特に、Vivado Design Suiteに統合されている「Vivado HLS(High-Level Synthesis)」は、「C/C++」、「SystemC」、「Open CL C」などCベース言語で記述された仕様を論理合成し、直接ハードウェアを生成することができるツールである。このため、これまでのように、別のハードウェア記述言語を使い、設計者が手作業でIPコアのRTLを生成する必要はなくなった。ただ、ハードウェアIP間の接続とそのソフトウェア化に向けた作業は一部手作業で行う必要があるため、今後はIP間の接続も1つの言語とツールを使って、自動的に行えるようにしていくという。
この他、システム/ソフトウェア技術者向け開発環境「SDx」ファミリについても簡単に触れた。「SDNet」はSDNアーキテクチャを上回るソリューション「Softly Defined Networking」を実現することが可能だという。有線ネットワークシステムの開発者向けに提供している。また、「SDAccel」は、FPGA向けに最適なアーキテクチャを生成するコンパイラである。CPU/GPU向けと同じ感覚の開発環境と実行環境を提供する。
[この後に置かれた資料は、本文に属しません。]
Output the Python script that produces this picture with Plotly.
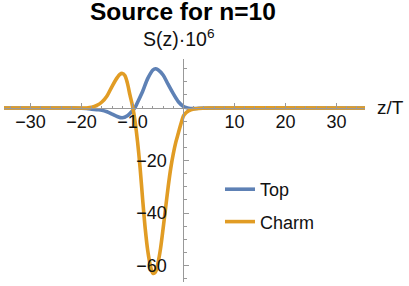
import plotly.graph_objects as go

# ---- data ----
z_top = [-36, -22, -20, -19, -18, -17, -16, -15, -14, -13, -12, -11, -10, -9.5, -9, -8, -7,
         -6, -5.5, -5, -4, -3, -2, -1, 0, 0.5, 1, 2, 3, 5, 36]
s_top = [0, 0, -0.05, -0.2, -0.4, -0.6, -0.8, -1.4, -2.3, -3.2, -3.7, -2.9, -1.0, 0.2, 2.2,
         6.4, 11.3, 14.5, 15.0, 14.6, 12.6, 9.0, 5.5, 2.4, 0.6, 0.2, -0.1, -0.2, -0.1, 0, 0]

z_charm = [-36, -22, -20, -19, -18, -17, -16, -15, -14, -13, -12.5, -12, -11.5, -11, -10.5,
           -10, -9.5, -9, -8.5, -8, -7.5, -7, -6.5, -6, -5.5, -5, -4.5, -4, -3.5, -3, -2.5,
           -2, -1.5, -1, -0.5, 0, 0.5, 1, 2, 3, 5, 36]
s_charm = [0, 0, 0, 0.05, 0.3, 1.0, 2.3, 4.6, 8.3, 11.6, 12.8, 13.2, 12.4, 9.5, 5.0,
           0.8, -5, -13, -23, -35, -46, -54.5, -60, -63, -62.5, -59, -53.5, -46, -38, -30, -23,
           -17.5, -13, -9.5, -6, -3, -1.8, -1.1, -0.4, -0.15, 0, 0]

x_ticks = [-30, -20, -10, 10, 20, 30]
y_ticks = [-60, -40, -20]

x_range = [-35.2, 35.6]
y_range = [-66.3, 18.7]

FONT = "Liberation Sans"
BLUE = "#5E81B5"
ORANGE = "#E19C24"
AXIS = "#999999"

fig = go.Figure()
fig.add_trace(go.Scatter(x=z_top, y=s_top, mode="lines", name="Top", legendgroup="a",
                         line=dict(color=BLUE, width=3.6, shape="spline", smoothing=0.9)))
fig.add_trace(go.Scatter(x=z_charm, y=s_charm, mode="lines", name="Charm", legendgroup="b",
                         line=dict(color=ORANGE, width=3.6, shape="spline", smoothing=0.9)))

x_pos = (0 - y_range[0]) / (y_range[1] - y_range[0])
y_pos = (0 - x_range[0]) / (x_range[1] - x_range[0])

fig.update_layout(
    width=409, height=286,
    margin=dict(l=4, r=44, t=59, b=4),
    paper_bgcolor="white", plot_bgcolor="white",
    font=dict(family=FONT, size=18, color="#222222"),
    showlegend=True,
    legend=dict(x=(220 - 4) / 361, y=1 - (171 - 59) / 223, xanchor="left", yanchor="top",
                traceorder="grouped", tracegroupgap=6, itemwidth=30,
                font=dict(family=FONT, size=18, color="#111111"), bgcolor="rgba(0,0,0,0)"),
    xaxis=dict(range=x_range, anchor="free", position=x_pos, showgrid=False, zeroline=False,
               showline=True, linecolor=AXIS, linewidth=1,
               tickmode="array", tickvals=x_ticks, ticks="inside", ticklen=5, tickcolor=AXIS,
               ticklabelstandoff=-3,
               minor=dict(dtick=2, tick0=0, ticks="inside", ticklen=2.5, tickcolor=AXIS),
               tickfont=dict(family=FONT, size=18, color="#111111")),
    yaxis=dict(range=y_range, anchor="free", position=y_pos, showgrid=False, zeroline=False,
               showline=True, linecolor=AXIS, linewidth=1,
               tickmode="array", tickvals=y_ticks, ticks="inside", ticklen=5, tickcolor=AXIS,
               ticklabelstandoff=13,
               minor=dict(dtick=5, tick0=0, ticks="inside", ticklen=2.5, tickcolor=AXIS),
               tickfont=dict(family=FONT, size=18, color="#111111")),
    annotations=[
        dict(text="<b>Source for n=10</b>", xref="paper", yref="paper",
             x=(182.5 - 4) / 361, y=1 + (59 - 11) / 223, xanchor="center", yanchor="middle",
             showarrow=False, font=dict(family=FONT, size=24.5, color="#000000")),
        dict(text="S(z)·10<sup>6</sup>", xref="paper", yref="paper",
             x=(179 - 4) / 361, y=1 + (59 - 38) / 223, xanchor="center", yanchor="middle",
             showarrow=False, font=dict(family=FONT, size=19.5, color="#111111")),
        dict(text="z/T", xref="paper", yref="paper",
             x=(375 - 4) / 361, y=1 - (107 - 59) / 223, xanchor="left", yanchor="middle",
             showarrow=False, font=dict(family=FONT, size=19, color="#111111")),
    ],
)

fig.write_html("out.html", config={"displayModeBar": False},
               post_script="document.body.style.margin='0';document.body.style.padding='0';")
これとは別に、ZYNQ向けの新しいSDxを近く発表することも明らかにした。詳細な情報は開示しなかったが、これまでZYNQのハードウェア設計を行ったことがない技術者でも、Cベースの言語で記述すれば、ハードウェアロジックの回路プログラムを作成することが可能になるという。ソフトウェア技術者になじみのないハードウェア記述言語を熟知する必要がないため、FPGAを身近に活用することが可能となる。
最後に、ザイリンクス製品の今後の展開について説明した。28nm技術を中心に、20nm技術、16nm技術を、FPGAやSoC、3D ICの各製品に活用していく計画である。これと並行して、FPGAとマルチプロセッサコアを集積した「MPSoC」や、3次元実装した3D IC同士をさらに積層する「3D on 3D」ICなどの開発に取り組む。これらの製品は「2015年中にも実現していく」と述べて、講演を締めくくった。